BOSTON (Reuters) - Fidelity Investments, the largest U.S. money market fund provider, said on Thursday redemption fees on stressed institutional prime funds could be a way to avert the kind of scare that roiled the industry during the 2008 financial crisis.
If regulators proceed with reforms, they should limit them to prime money funds purchased by large institutions, Fidelity said in a letter to the Financial Stability Oversight Council. Fidelity and other money fund providers have been fighting reform on all fronts, but now they are making concessions as a way to contain any new regulation.
“The concerns that the FSOC has identified regarding susceptibility to runs do not apply to all types of (money market funds) and, therefore, there is no justification for further reforms to Treasury, government, tax exempt, or retail prime (money market funds),” Fidelity said.
Boston-based Fidelity had $430 billion in money market fund assets under management at the end of 2012. That was 16 percent of the money fund assets in the $2.6 trillion U.S. industry and more than 9 percent worldwide.
The FSOC is led by the U.S. Treasury Department and includes officials from the Securities and Exchange Commission and the Federal Reserve.
Officials from all three bodies have been pushing for further reforms because, as major debt holders, money funds play a key role in the financial system. The industry’s problems threatened to freeze up global markets during the 2008 financial crisis.

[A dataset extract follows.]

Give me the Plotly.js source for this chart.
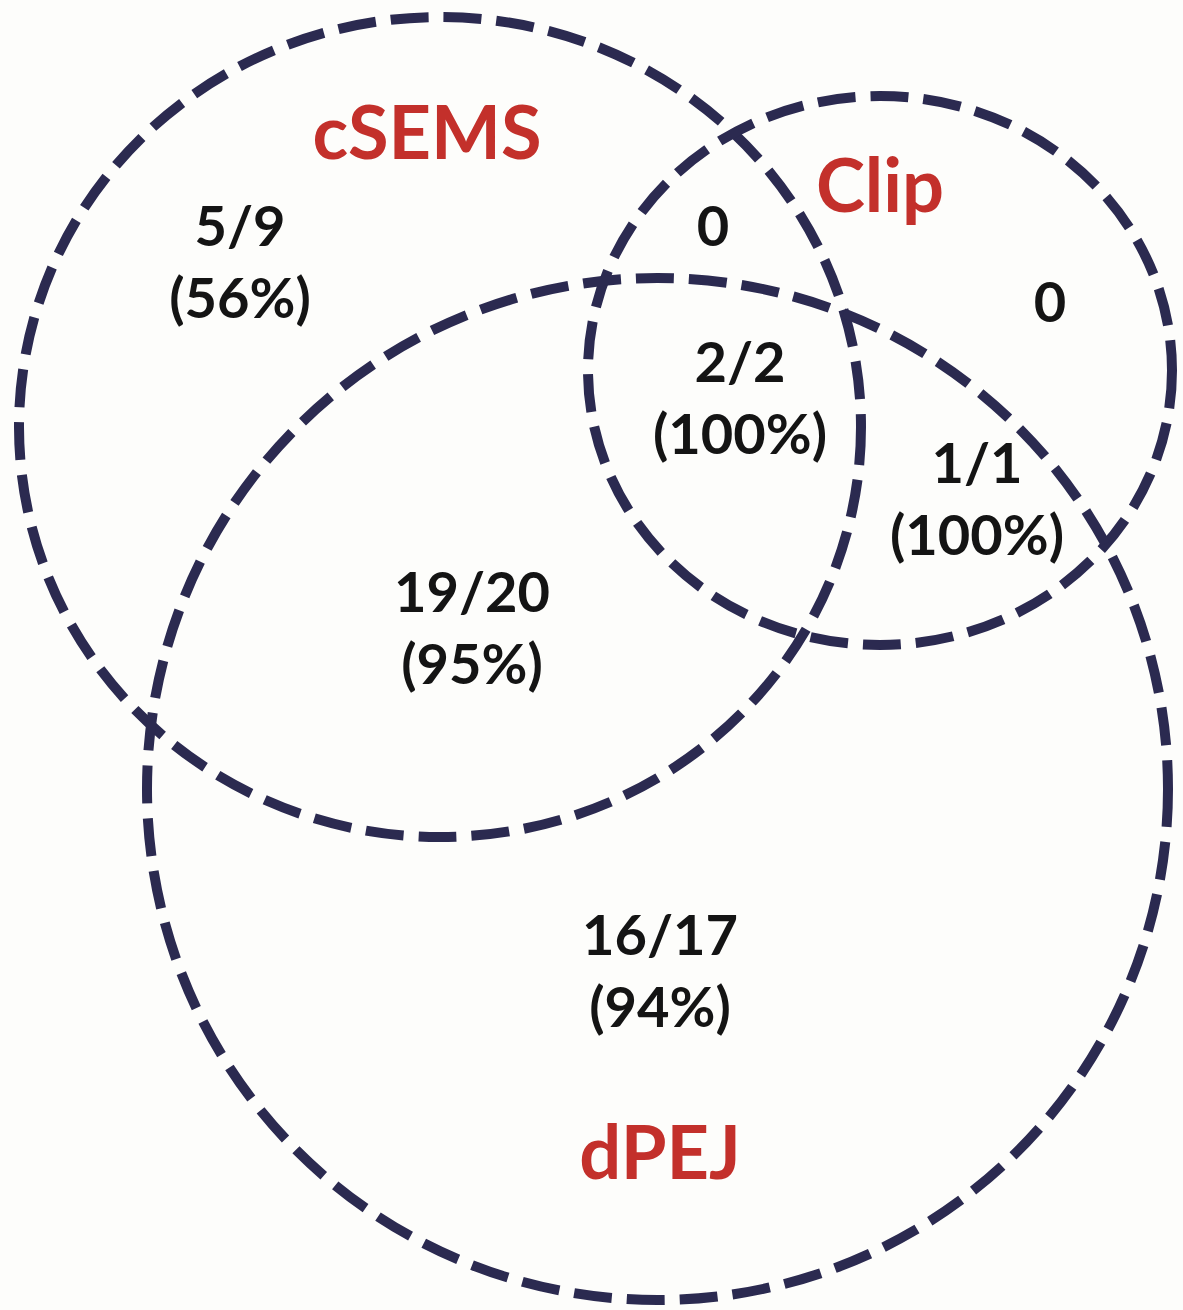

The biggest scare came when investors rushed to pull cash from the well-known Reserve Primary Fund in the fall of 2008 because of its heavy holdings in the collapsed Lehman Brothers. The fund was unable to maintain its $1 per share value, known as “breaking the buck.” Support from other fund companies kept at least 21 prime funds from a similar fate, a later Fed study found.
Fidelity said regulators could impose redemption fees on prime institutional funds during times of market stress.
Imposing a redemption fee on redeeming shareholders would ”compensate (money market funds) and the remaining investors for the potential cost of withdrawing this liquidity from the fund, Fidelity said in its letter.
Another option would be for the SEC to modify its rules to require institutional prime money market funds to maintain a 50 percent minimum allocation to government securities, which would reduce risk, Fidelity said.